ASTs are a typical example of the kind of data representation one finds in object-oriented programming, with data-carrying nodes that reference each other. At first glance, QL, which can only work with atomic values, does not seem to be well suited for working with this kind of data. However, ultimately all that we require of the nodes in an AST is that they have an identity. The relationships among nodes, usually implemented by reference-valued object fields in other languages, can just as well (and arguably more naturally) be represented as relations over nodes. Attaching data (such as strings or numbers) to nodes can also be represented with relations over nodes and primitive values. All we need is a way for relations to reference nodes. This is achieved in QL (as in other database languages) by means of entity values (or entities, for short), which are opaque atomic values, implemented as integers under the hood.

It is the job of the extractor to create entity values for all AST nodes and populate database relations that encode the relationship between AST nodes and any values associated with them. These relations are extensional, that is, explicitly stored in the database, unlike the relations described by predicates, which we also refer to as intensional relations. Entity values belong to entity types, whose name starts with “@” to set them apart from primitive types and classes.

The interface between entity types and extensional relations on the one hand and QL predicates and classes on the other hand is provided by the database schema, which defines the available entity types and the schema of each extensional relation, that is, how many columns the relation has, and which entity type or primitive type the values in each column come from. QL programs can refer to entity types and extensional relations just as they would refer to QL classes and predicates, with the restriction that entity types cannot be directly selected in a select clause, since they do not have a well-defined string representation.

For example, the database schemas for C/++, C#, and Java CodeQL databases are here:

AST CodeQL classes

Important AST CodeQL classes include:

  • Expr: expressions such as assignments, variable references, function calls, …
  • Stmt: statements such as conditionals, loops, try statements, …
  • DeclarationEntry: places where functions, variables or types are declared and/or defined

These three (and all other AST CodeQL classes) are subclasses of Element.

Symbol table

The database also includes information about the symbol table associated with a program:

  • Variable: all variables, including local variables, global variables, static variables and member variables
  • Function: all functions, including member function
  • Type: built-in and user-defined types

Working with variables

Variable represents program variables, including locally scoped variables (LocalScopeVariable), global variables (GlobalVariable), and others:

  • string Variable.getName()
  • Type Variable.getType()

Access represents references to declared entities such as functions (FunctionAccess) and variables (VariableAccess), including fields (FieldAccess).

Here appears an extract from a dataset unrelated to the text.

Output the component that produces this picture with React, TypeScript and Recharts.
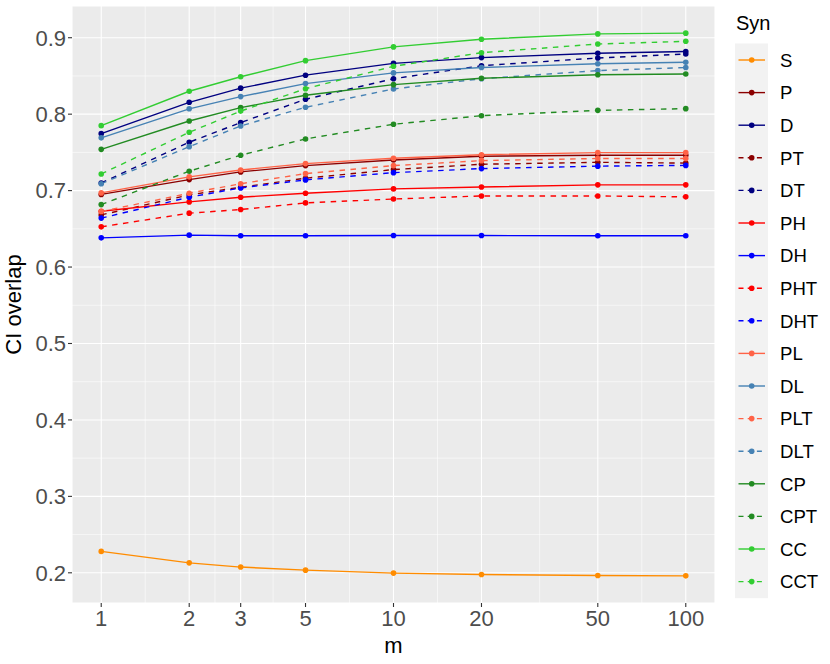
import { CartesianGrid, Line, LineChart, XAxis, YAxis } from 'recharts';

const mValues = [1, 2, 3, 5, 10, 20, 50, 100];
const yTicks = [0.2, 0.3, 0.4, 0.5, 0.6, 0.7, 0.8, 0.9];
const yMinor = [0.25, 0.35, 0.45, 0.55, 0.65, 0.75, 0.85];

const S = [0.228, 0.213, 0.2075, 0.2035, 0.1996, 0.1978, 0.1965, 0.196];
const P = [0.695, 0.7144, 0.7245, 0.7327, 0.74, 0.745, 0.7463, 0.7463];
const D = [0.7745, 0.8155, 0.834, 0.851, 0.8665, 0.874, 0.8796, 0.882];
const PT = [0.6682, 0.6944, 0.7044, 0.7162, 0.7275, 0.7345, 0.737, 0.736];
const DT = [0.71, 0.7633, 0.789, 0.8195, 0.8464, 0.8634, 0.8735, 0.8787];
const PH = [0.673, 0.6852, 0.6914, 0.6966, 0.7022, 0.7048, 0.7075, 0.7075];
const DH = [0.6382, 0.6417, 0.641, 0.641, 0.6413, 0.6412, 0.641, 0.641];
const PHT = [0.6526, 0.6705, 0.6752, 0.6839, 0.689, 0.693, 0.693, 0.6918];
const DHT = [0.664, 0.6914, 0.7035, 0.714, 0.7235, 0.7288, 0.732, 0.733];
const PL = [0.697, 0.718, 0.727, 0.7353, 0.7423, 0.747, 0.7497, 0.7497];
const DL = [0.769, 0.807, 0.823, 0.84, 0.854, 0.861, 0.866, 0.868];
const PLT = [0.6726, 0.6966, 0.709, 0.7222, 0.7327, 0.7392, 0.742, 0.742];
const DLT = [0.709, 0.7575, 0.7846, 0.809, 0.833, 0.8464, 0.857, 0.861];
const CP = [0.754, 0.791, 0.8085, 0.8247, 0.8386, 0.847, 0.8516, 0.8525];
const CPT = [0.6817, 0.7254, 0.7463, 0.7676, 0.7868, 0.798, 0.805, 0.8072];
const CC = [0.785, 0.83, 0.849, 0.87, 0.888, 0.898, 0.905, 0.906];
const CCT = [0.7218, 0.7763, 0.804, 0.8333, 0.8626, 0.8804, 0.8918, 0.8953];

type Series = { key: string; values: number[]; color: string; dashed: boolean };

const series: Series[] = [
  { key: 'S', values: S, color: '#FF8C00', dashed: false },
  { key: 'P', values: P, color: '#8B0000', dashed: false },
  { key: 'D', values: D, color: '#000080', dashed: false },
  { key: 'PT', values: PT, color: '#8B0000', dashed: true },
  { key: 'DT', values: DT, color: '#000080', dashed: true },
  { key: 'PH', values: PH, color: '#FF0000', dashed: false },
  { key: 'DH', values: DH, color: '#0000FF', dashed: false },
  { key: 'PHT', values: PHT, color: '#FF0000', dashed: true },
  { key: 'DHT', values: DHT, color: '#0000FF', dashed: true },
  { key: 'PL', values: PL, color: '#FF6347', dashed: false },
  { key: 'DL', values: DL, color: '#4682B4', dashed: false },
  { key: 'PLT', values: PLT, color: '#FF6347', dashed: true },
  { key: 'DLT', values: DLT, color: '#4682B4', dashed: true },
  { key: 'CP', values: CP, color: '#228B22', dashed: false },
  { key: 'CPT', values: CPT, color: '#228B22', dashed: true },
  { key: 'CC', values: CC, color: '#32CD32', dashed: false },
  { key: 'CCT', values: CCT, color: '#32CD32', dashed: true }
];

const chartData = mValues.map((m, i) => {
  const row: Record<string, number> = { m };
  series.forEach((s) => {
    row[s.key] = s.values[i];
  });
  return row;
});

// minor breaks sit halfway between major breaks in log space
const xMinor = mValues.slice(1).map((v, i) => Math.sqrt(v * mValues[i]));

const FONT = '"Liberation Sans", Arial, Helvetica, sans-serif';
const W = 830;
const H = 664;

function LegendPanel() {
  const top = 60;
  const step = 32.6;
  return (
    <svg width={W} height={H} style={{ position: 'absolute', left: 0, top: 0, pointerEvents: 'none' }}>
      <text x={736} y={29.5} fontSize={20} fontFamily={FONT} fill="#000">Syn</text>
      <rect x={735} y={43.5} width={33} height={step * series.length + 0.5} fill="#F2F2F2" />
      {series.map((s, i) => {
        const cy = top + i * step;
        return (
          <g key={s.key}>
            <line
              x1={738.5}
              x2={765}
              y1={cy}
              y2={cy}
              stroke={s.color}
              strokeWidth={1.4}
              strokeDasharray={s.dashed ? '5 4.2' : undefined}
            />
            <circle cx={751.7} cy={cy} r={2.8} fill={s.color} />
            <text x={780} y={cy + 6.7} fontSize={18.6} fontFamily={FONT} fill="#000">
              {s.key}
            </text>
          </g>
        );
      })}
    </svg>
  );
}

export default function App() {
  return (
    <div style={{ position: 'absolute', left: 0, top: 0, width: W, height: H, background: '#fff' }}>
      <LineChart
        width={W}
        height={H}
        data={chartData}
        margin={{ top: 6, right: 115, left: 12, bottom: 21 }}
      >
        <CartesianGrid
          fill="#EBEBEB"
          stroke="#FFFFFF"
          strokeWidth={0.55}
          horizontalValues={yMinor}
          verticalValues={xMinor}
        />
        <CartesianGrid stroke="#FFFFFF" strokeWidth={1.1} />
        <XAxis
          dataKey="m"
          type="number"
          scale="log"
          domain={[Math.pow(10, -0.1), Math.pow(10, 2.1)]}
          allowDataOverflow
          ticks={mValues}
          interval={0}
          height={40}
          axisLine={false}
          tickLine={{ stroke: '#333333', strokeWidth: 1.1 }}
          tickSize={4}
          tickMargin={3}
          tick={{ fill: '#4D4D4D', fontSize: 22, fontFamily: FONT }}
          label={({ viewBox }: any) => (
            <text
              x={viewBox.x + viewBox.width / 2}
              y={652.5}
              textAnchor="middle"
              fontSize={22}
              fontFamily={FONT}
              fill="#000"
            >
              m
            </text>
          )}
        />
        <YAxis
          type="number"
          domain={[0.1605, 0.9415]}
          allowDataOverflow
          ticks={yTicks}
          interval={0}
          width={60}
          axisLine={false}
          tickLine={{ stroke: '#333333', strokeWidth: 1.1 }}
          tickSize={4}
          tickMargin={2}
          tickFormatter={(v: number) => v.toFixed(1)}
          tick={{ fill: '#4D4D4D', fontSize: 22, fontFamily: FONT }}
          label={({ viewBox }: any) => {
            const cx = 21;
            const cy = viewBox.y + viewBox.height / 2;
            return (
              <text
                x={cx}
                y={cy}
                transform={`rotate(-90 ${cx} ${cy})`}
                textAnchor="middle"
                fontSize={22}
                fontFamily={FONT}
                fill="#000"
              >
                CI overlap
              </text>
            );
          }}
        />
        {series.map((s) => (
          <Line
            key={s.key}
            type="linear"
            dataKey={s.key}
            stroke={s.color}
            strokeWidth={1.4}
            strokeDasharray={s.dashed ? '5.5 5.5' : undefined}
            dot={{ r: 2.8, fill: s.color, stroke: 'none', strokeDasharray: undefined }}
            activeDot={false}
            isAnimationActive={false}
          />
        ))}
      </LineChart>
      <LegendPanel />
    </div>
  );
}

  • Declaration Access.getTarget()

VariableDeclarationEntry represents declarations or definitions of a variable.

  • Variable VariableDeclarationEntry.getVariable()

Working with functions

Functions are represented by the Function class. Each declaration or definition of a function is represented by a FunctionDeclarationEntry.

Calls to functions are modeled by the CodeQL class Call and its subclasses:

  • Call.getTarget() gets the declared target of the call; undefined for calls through function pointers
  • Function.getACallToThisFunction() gets a call to this function

Typically, functions are identified by name:

  • string Function.getName()
  • string Function.getQualifiedName()

Working with preprocessor logic

Macros and other preprocessor directives can easily cause confusion when analyzing programs:

  • AST structure reflects the program after preprocessing.
  • Locations refer to the original source text before preprocessing.

For example, in:

#define square(x) x*x
y = square(y0), z = square(z0)

there are no AST nodes corresponding to square(y0) or square(z0), but there are AST nodes corresponding to y0*y0 and z0*z0.

Note

The C preprocessor poses a dilemma: un-preprocessed code cannot, in general, be parsed and analyzed meaningfully, but showing results in preprocessed code is not useful to developers. Our solution is to base the AST representation on preprocessed source (in the same way as compilers do), but associate AST nodes with locations in the original source text.

Working with macros

#define square(x) x*x
y = square(y0), z = square(z0)

is represented in the CodeQL database as:

  • A Macro entity representing the text of the head and body of the macro
  • Assignment nodes, representing the two assignments after preprocessing
    • Left-hand sides are VariableAccess nodes of y and z
    • Right-hand sides are MulExpr nodes representing y0*y0 and z0*z0
  • A MacroAccess entity, which associates the Macro with the MulExprs

Useful predicates on Element: isInMacroExpansion(), isAffectedByMacro()

Note

The CodeQL database also contains information about macro definitions, which are represented by class Macro. These macro definitions are related to the AST nodes resulting from their uses by the class MacroAccess.